Artistic expression as a tool for social transformation

Taiseer wonders what the potential of theatre is for transformation. Despite Arna and Juliano’s impressive work to unleash youth’s creative force, they were either destroyed or became destructive themselves if we can interpret fighting in such a way.

To answer this question, we should make the difference between levels of transformation: Personal transformation, social transformation and conflict transformation.

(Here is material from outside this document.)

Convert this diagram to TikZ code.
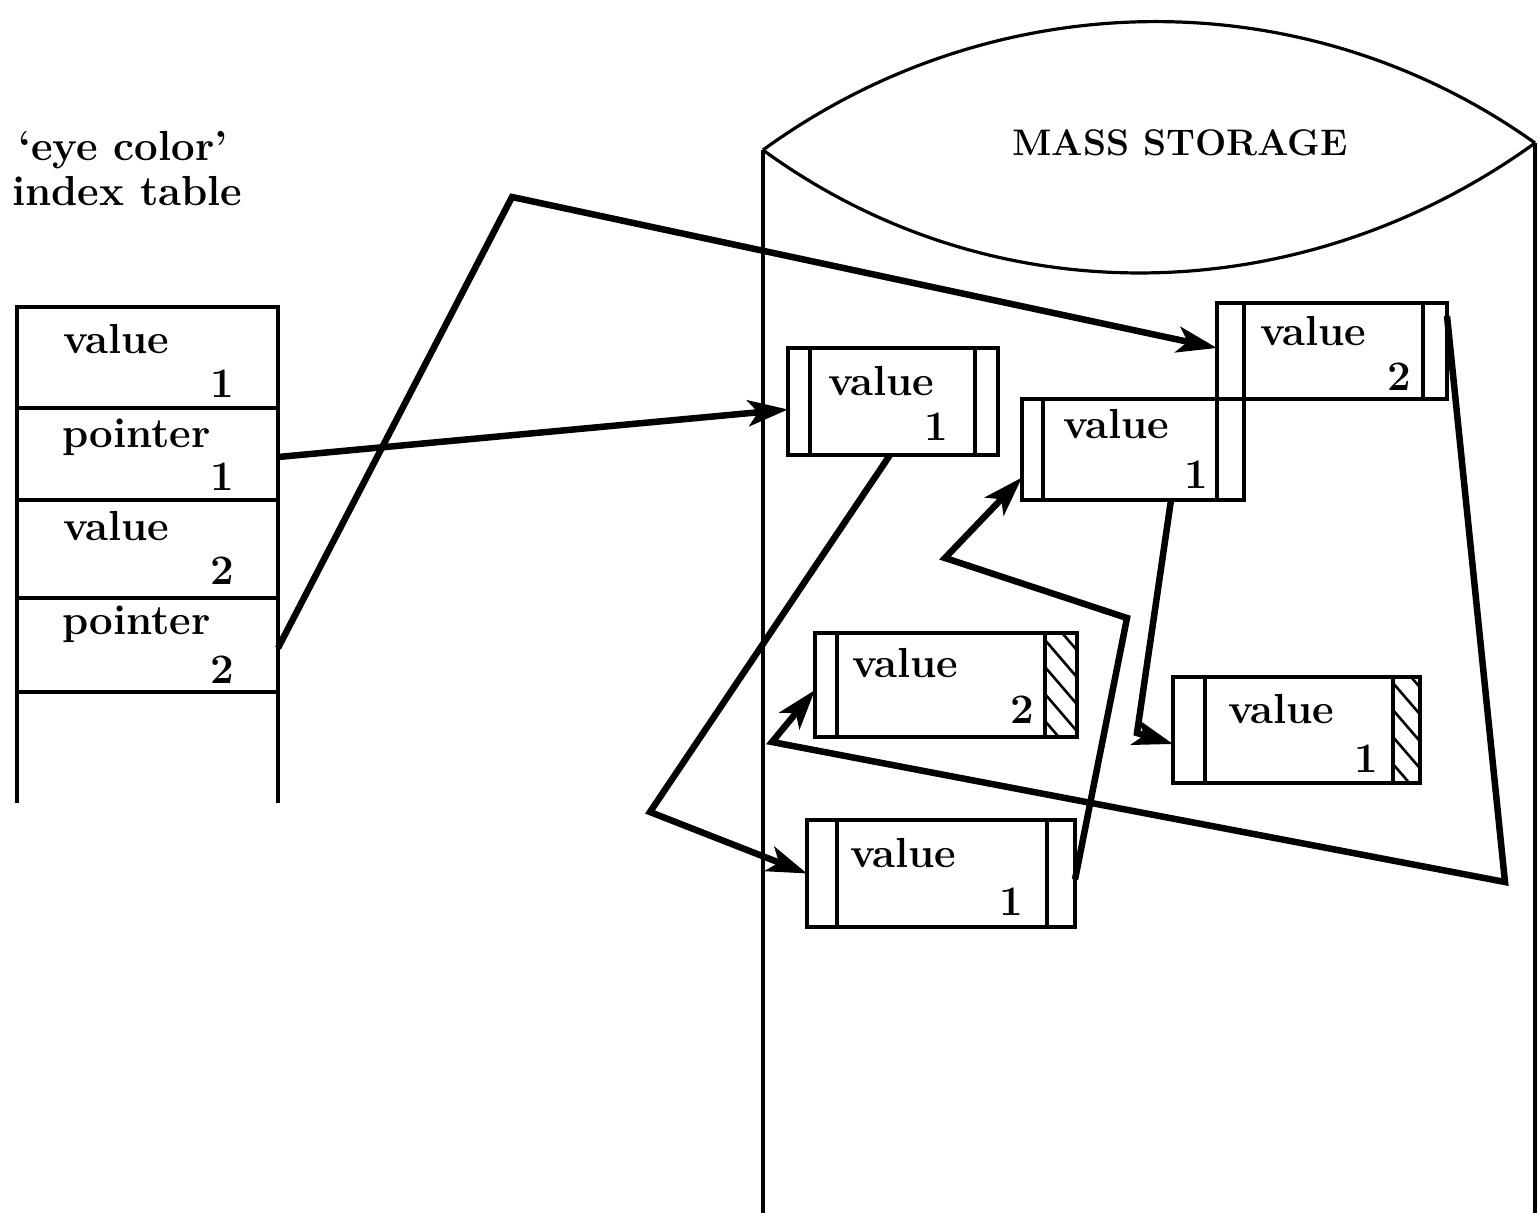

Drama is an interesting tool to work on one’s self-confidence, it helps to construct a personality and to overcome a sentiment of powerlessness. A personal shift can take place from that of a spectator undergoing life to that of an actor, giving a sense to one’s life. According to Benoît Capponi, a former employee of Prémol Theatre, which has both an artistic and social function in Grenoble, theatre has the capacity to impact more levels than only the personal one. Drama is a collective experience and things can happen within the group. In role-playing for example, one can act to be free and transform social life on the stage. In the film we see boys and girls play the roles of cats and dogs in theatre class, in allusion to the roles of oppressed and oppressor. Children learn that these are roles that can be reversed. To what extent can what happens on the stage be transposed to the outside world? This is a much greater challenge. Kareem Amira, director of Aida refugee camp, answers that the actions of Arna’s freedom theatre were so marginal against the much larger pressure of society, that while personal transformation might have taken place it has not been able to transform society, neither the conflict.